FATF also cited a lack of oversight of businesses dealing in virtual currency, an area considered to be vulnerable to money laundering risks. Closing the gap with FATF recommendations The proposed amendments to the Proceeds of Crime (Money Laundering) and Terrorist Financing Act (PCMLTFA) aim to bring Canada’s AML/CTF regime in line with FATF recommendations. They introduce significant compliance changes or new reporting obligations altogether for FINTRAC reporting entities, especially financial institutions. The revised rules shorten the time frame for filing suspicious transaction reports. FINTRAC reporting entities are currently required to submit a suspicious transaction report within 30 days from the time the firm first has reasonable grounds to suspect that a transaction violates the PCMLTFA.

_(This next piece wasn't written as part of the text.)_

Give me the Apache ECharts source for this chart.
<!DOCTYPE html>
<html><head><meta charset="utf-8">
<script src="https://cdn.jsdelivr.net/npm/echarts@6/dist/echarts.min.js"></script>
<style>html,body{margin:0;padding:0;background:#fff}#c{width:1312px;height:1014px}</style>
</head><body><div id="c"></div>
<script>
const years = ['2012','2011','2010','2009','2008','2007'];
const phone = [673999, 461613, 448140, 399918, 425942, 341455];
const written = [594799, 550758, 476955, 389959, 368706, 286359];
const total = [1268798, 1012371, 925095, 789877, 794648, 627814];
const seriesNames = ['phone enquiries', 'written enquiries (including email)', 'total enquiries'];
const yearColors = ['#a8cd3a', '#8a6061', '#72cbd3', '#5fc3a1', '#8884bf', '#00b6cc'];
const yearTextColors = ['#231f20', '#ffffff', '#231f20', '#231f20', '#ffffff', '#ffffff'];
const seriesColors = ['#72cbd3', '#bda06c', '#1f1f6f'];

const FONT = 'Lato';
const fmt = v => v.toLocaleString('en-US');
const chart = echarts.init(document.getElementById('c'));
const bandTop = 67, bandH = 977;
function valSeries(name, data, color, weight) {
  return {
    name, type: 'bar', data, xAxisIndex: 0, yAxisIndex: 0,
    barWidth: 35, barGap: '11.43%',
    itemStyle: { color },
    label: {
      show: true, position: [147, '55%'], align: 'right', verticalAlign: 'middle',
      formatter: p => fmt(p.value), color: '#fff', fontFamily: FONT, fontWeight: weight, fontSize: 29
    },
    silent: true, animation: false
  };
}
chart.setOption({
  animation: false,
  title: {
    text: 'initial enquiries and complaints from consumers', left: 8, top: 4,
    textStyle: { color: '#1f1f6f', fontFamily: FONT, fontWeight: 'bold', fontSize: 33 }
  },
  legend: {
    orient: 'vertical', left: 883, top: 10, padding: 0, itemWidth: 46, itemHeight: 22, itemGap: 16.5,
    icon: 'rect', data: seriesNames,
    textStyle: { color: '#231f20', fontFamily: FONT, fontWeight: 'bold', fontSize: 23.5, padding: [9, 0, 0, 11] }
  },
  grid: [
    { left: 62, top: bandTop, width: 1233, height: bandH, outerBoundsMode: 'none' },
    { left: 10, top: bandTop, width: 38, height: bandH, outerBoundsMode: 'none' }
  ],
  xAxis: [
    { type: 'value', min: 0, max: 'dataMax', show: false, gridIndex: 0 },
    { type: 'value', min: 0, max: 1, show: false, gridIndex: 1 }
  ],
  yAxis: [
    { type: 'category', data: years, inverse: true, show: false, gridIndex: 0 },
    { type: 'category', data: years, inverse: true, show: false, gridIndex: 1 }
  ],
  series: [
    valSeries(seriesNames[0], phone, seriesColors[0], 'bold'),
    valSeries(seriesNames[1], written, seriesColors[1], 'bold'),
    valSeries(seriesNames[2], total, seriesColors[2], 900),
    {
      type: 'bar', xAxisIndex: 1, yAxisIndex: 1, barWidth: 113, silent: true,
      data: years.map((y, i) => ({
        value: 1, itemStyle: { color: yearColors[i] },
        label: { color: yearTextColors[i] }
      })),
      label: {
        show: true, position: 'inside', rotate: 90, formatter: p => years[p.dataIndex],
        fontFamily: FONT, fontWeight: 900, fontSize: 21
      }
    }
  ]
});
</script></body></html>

Under the proposed amendments, FINTRAC reporting entities would be required to file a suspicious transaction report within three days. Most firms under FINTRAC’s oversight can expect more burdensome record-keeping requirements under the revised PCMLTFA. Financial institutions will be subject to addition requirements to maintain account applications as well as more detailed records regarding deposit slips, credit card accounts and redemption of money orders exceeding C$3, 000. Know-Your-Client practices and identity verification are other areas where noteworthy changes have been proposed. The proposed amendments now permit electronic presentation of identification, provided that it can be authenticated.

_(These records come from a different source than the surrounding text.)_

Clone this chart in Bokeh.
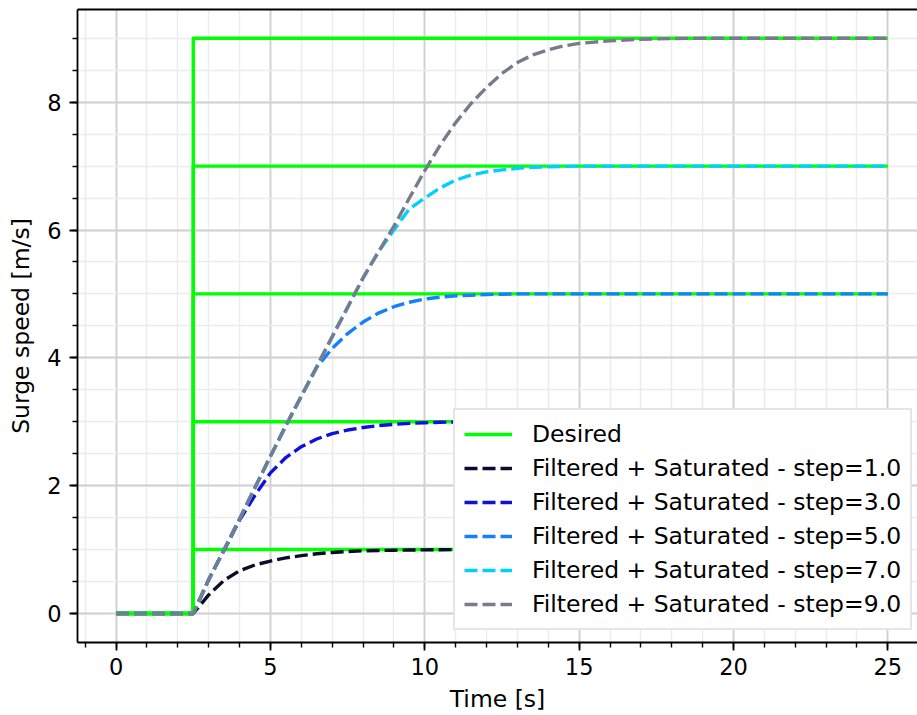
from bokeh.plotting import figure
from bokeh.models import (Range1d, SingleIntervalTicker, LinearAxis, Legend,
                          LegendItem, FixedTicker)
from bokeh.embed import file_html
from bokeh.resources import INLINE

# ---------------- data ----------------
time = [0, 2.5, 3, 3.5, 4, 4.5, 5, 5.5, 6, 6.5, 7, 7.5, 8, 8.5, 9, 9.5, 10,
        10.5, 11, 11.5, 12, 12.5, 13, 13.5, 14, 14.5, 15, 16, 17, 18, 19, 20, 25]

step_1 = [0, 0, 0.29, 0.52, 0.67, 0.76, 0.82, 0.87, 0.905, 0.935, 0.955, 0.97,
          0.98, 0.985, 0.99, 0.993, 0.996, 0.998, 1.0, 1.0, 1.0, 1.0, 1.0, 1.0,
          1.0, 1.0, 1.0, 1.0, 1.0, 1.0, 1.0, 1.0, 1.0]
step_3 = [0, 0, 0.53, 0.99, 1.46, 1.85, 2.2, 2.44, 2.61, 2.73, 2.815, 2.87,
          2.91, 2.94, 2.96, 2.975, 2.985, 2.992, 2.996, 3.0, 3.0, 3.0, 3.0, 3.0,
          3.0, 3.0, 3.0, 3.0, 3.0, 3.0, 3.0, 3.0, 3.0]
step_5 = [0, 0, 0.53, 1.0, 1.48, 1.97, 2.46, 2.94, 3.4, 3.85, 4.15, 4.38,
          4.56, 4.7, 4.8, 4.87, 4.92, 4.95, 4.97, 4.98, 4.99, 4.995, 5.0, 5.0,
          5.0, 5.0, 5.0, 5.0, 5.0, 5.0, 5.0, 5.0, 5.0]
step_7 = [0, 0, 0.53, 1.0, 1.48, 1.97, 2.46, 2.94, 3.4, 3.86, 4.33, 4.79,
          5.25, 5.66, 6.0, 6.33, 6.5, 6.66, 6.78, 6.86, 6.91, 6.94, 6.965, 6.98,
          6.99, 6.995, 7.0, 7.0, 7.0, 7.0, 7.0, 7.0, 7.0]
step_9 = [0, 0, 0.53, 1.0, 1.48, 1.97, 2.46, 2.94, 3.4, 3.86, 4.33, 4.79,
          5.25, 5.66, 6.06, 6.5, 6.93, 7.33, 7.68, 7.98, 8.23, 8.45, 8.62, 8.74,
          8.82, 8.88, 8.92, 8.96, 8.985, 8.995, 9.0, 9.0, 9.0]

steps = [1.0, 3.0, 5.0, 7.0, 9.0]
filtered = [step_1, step_3, step_5, step_7, step_9]
desired_time = [0, 2.5, 2.5, 25]

labels = ["Filtered + Saturated - step=%.1f" % s for s in steps]
colors = ["#0b0b2b", "#0f0fe0", "#1480ff", "#00d0ff", "#7a7a8e"]
green = "#00ff00"

FONT = "DejaVu Sans"
FS_TICK = "22.5px"
FS = "23.5px"

p = figure(width=917, height=715, output_backend="svg", toolbar_location=None,
           x_range=Range1d(-1.25, 25.96), y_range=Range1d(-0.454, 9.45),
           min_border_left=77, min_border_right=0, min_border_top=9,
           min_border_bottom=73,
           x_axis_label="Time [s]", y_axis_label="Surge speed [m/s]")
p.outline_line_color = None
p.background_fill_color = "white"
p.border_fill_color = "white"

xt = SingleIntervalTicker(interval=5, num_minor_ticks=5)
yt = SingleIntervalTicker(interval=2, num_minor_ticks=4)
p.xaxis.ticker = xt
p.yaxis.ticker = yt
p.xgrid.ticker = xt
p.ygrid.ticker = yt

for g in (p.xgrid, p.ygrid):
    g.grid_line_color = "#d0d0d0"
    g.grid_line_width = 1.8
    g.minor_grid_line_color = "#ececec"
    g.minor_grid_line_width = 1.5

for ax in (p.xaxis[0], p.yaxis[0]):
    ax.axis_line_width = 1.8
    ax.axis_line_color = "black"
    ax.major_tick_line_width = 1.8
    ax.minor_tick_line_width = 1.4
    ax.major_tick_out = 8
    ax.major_tick_in = 0
    ax.minor_tick_out = 5
    ax.minor_tick_in = 0
    ax.major_label_text_font = FONT
    ax.major_label_text_font_size = FS_TICK
    ax.major_label_text_color = "black"
    ax.axis_label_text_font = FONT
    ax.axis_label_text_font_size = FS
    ax.axis_label_text_font_style = "normal"
    ax.axis_label_text_color = "black"

p.xaxis[0].major_label_standoff = 7
p.xaxis[0].axis_label_standoff = 7
p.yaxis[0].major_label_standoff = 8
p.yaxis[0].axis_label_standoff = 9

top = LinearAxis(ticker=FixedTicker(ticks=[]), axis_line_width=1.8,
                 axis_line_color="black", major_tick_line_color=None,
                 minor_tick_line_color=None, major_label_text_font_size="0px")
p.add_layout(top, "above")

desired_renderers = []
filtered_renderers = []
for s, vals, c in zip(steps, filtered, colors):
    d = p.line(desired_time, [0, 0, s, s], line_color=green, line_width=3.4,
               line_join="round")
    desired_renderers.append(d)
    f = p.line(time, vals, line_color=c, line_width=3.4, line_dash="13 5",
               line_join="round")
    filtered_renderers.append(f)

items = [LegendItem(label="Desired", renderers=[desired_renderers[0]])]
for lab, r in zip(labels, filtered_renderers):
    items.append(LegendItem(label=lab, renderers=[r]))

legend = Legend(items=items, location=(376, 12), margin=0, padding=9,
                spacing=4, glyph_width=48, glyph_height=30, label_height=30,
                label_standoff=20, label_text_font=FONT,
                label_text_font_size=FS, label_text_color="black",
                border_line_color="#cccccc", border_line_width=2,
                background_fill_color="white", background_fill_alpha=1.0)
p.add_layout(legend)

open("out.html", "w").write(file_html(p, INLINE))
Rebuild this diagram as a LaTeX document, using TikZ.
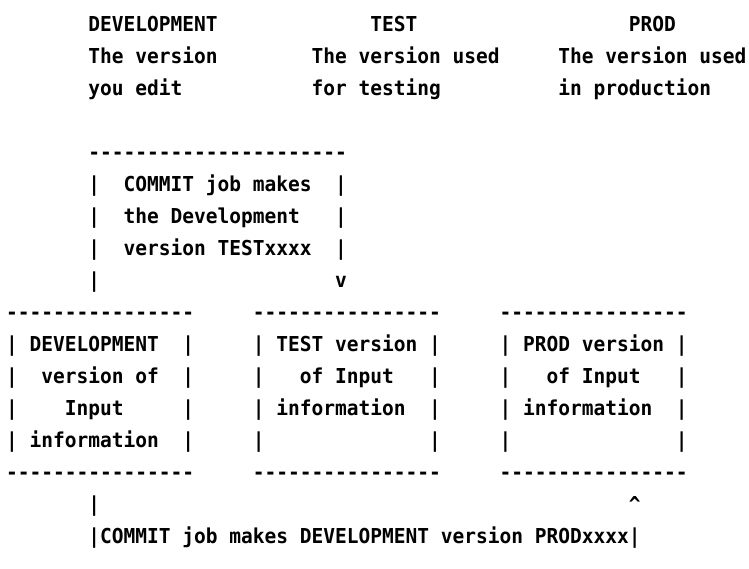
\documentclass[tikz,border=0pt]{standalone}
\usepackage{fontspec}
\setmonofont{DejaVu Sans Mono}[FakeStretch=0.95]
\tikzset{
  ascii/.style={anchor=base west, inner sep=0pt, outer sep=0pt, text=black,
    font=\ttfamily\bfseries\fontsize{20.55pt}{32pt}\selectfont}
}
% one character cell is 11.75pt wide, one text line is 32pt high
\newcommand\putcell[3]{\node[ascii] (r#1c#2) at ({6+#2*11.75},{-(31.7+#1*32)}) {#3};}
\begin{document}
\begin{tikzpicture}[x=1pt,y=1pt]
  \fill[white] (0,0) rectangle (749,-569);
  \useasboundingbox (0,0) rectangle (749,-569);

  % column headings
  \putcell{0}{7}{DEVELOPMENT}
  \putcell{0}{31}{TEST}
  \putcell{0}{53}{PROD}
  \putcell{1}{7}{The version}
  \putcell{1}{26}{The version used}
  \putcell{1}{47}{The version used}
  \putcell{2}{7}{you edit}
  \putcell{2}{26}{for testing}
  \putcell{2}{47}{in production}

  % COMMIT to TEST
  \putcell{4}{7}{----------------------}
  \putcell{5}{7}{|}
  \putcell{5}{10}{COMMIT job makes}
  \putcell{5}{28}{|}
  \putcell{6}{7}{|}
  \putcell{6}{10}{the Development}
  \putcell{6}{28}{|}
  \putcell{7}{7}{|}
  \putcell{7}{10}{version TESTxxxx}
  \putcell{7}{28}{|}
  \putcell{8}{7}{|}
  \putcell{8}{28}{v}

  % the three boxes
  \foreach \c in {0,21,42} {
    \putcell{9}{\c}{----------------}
    \putcell{14}{\c}{----------------}
  }
  \foreach \r in {10,11,12,13} {
    \foreach \c in {0,15,21,36,42,57} {
      \putcell{\r}{\c}{|}
    }
  }
  \putcell{10}{2}{DEVELOPMENT}
  \putcell{11}{3}{version of}
  \putcell{12}{5}{Input}
  \putcell{13}{2}{information}
  \putcell{10}{23}{TEST version}
  \putcell{11}{25}{of Input}
  \putcell{12}{23}{information}
  \putcell{10}{44}{PROD version}
  \putcell{11}{46}{of Input}
  \putcell{12}{44}{information}

  % COMMIT to PROD
  \putcell{15}{7}{|}
  \putcell{15}{53}{\textasciicircum}
  \putcell{16}{7}{|COMMIT job makes DEVELOPMENT version PRODxxxx|}
\end{tikzpicture}
\end{document}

The revised rules also touch on the issue of beneficial ownership, which has been an area of Canada’s AML/CTF regime that has been subject to much criticism. The proposed amendments to the PCMLTFA will require FINTRAC reporting entities to provide more information to regulators in respect of beneficiaries of trusts. A requirement to keep beneficial ownership information accurate and continuously up-to-date will also be imposed. Under the revised PCMLTFA businesses that deal in virtual currencies will be considered money services businesses (MSBs), subject to the full gambit of reporting and regulatory compliance requirements for transfers of any amount equivalent to C$10, 000 or more in virtual currency. Virtual currency MSBs will also be subject to record-keeping requirements where electronic transfers of C$1,000 or more in virtual currency are made. While these requirements already apply to financial entities and traditional MSBs, they may be uncharted territory for MSBs that deal in virtual currency.
If enacted in their current form, the proposed amendments will introduce new AML reporting obligations for the life insurance sector. Presently, life insurers are only subject to reporting obligations for life insurance and annuity products. The proposed amendments seek to subject life insurers to the same standard of reporting as financial entities where loans or pre-paid products are offered to retail consumers. In addition to reporting, life insurers will also be subject to the same regulatory compliance obligations under the PCMLTFA as well. Compliance considerations Under the proposed amendments to the PCMLTFA, financial institutions will need to grapple with more stringent beneficial ownership reporting requirements amidst a challenging regulatory landscape, particularly where trusts are concerned. Presently, trusts in Canada are not require to register or file evidence of their existence.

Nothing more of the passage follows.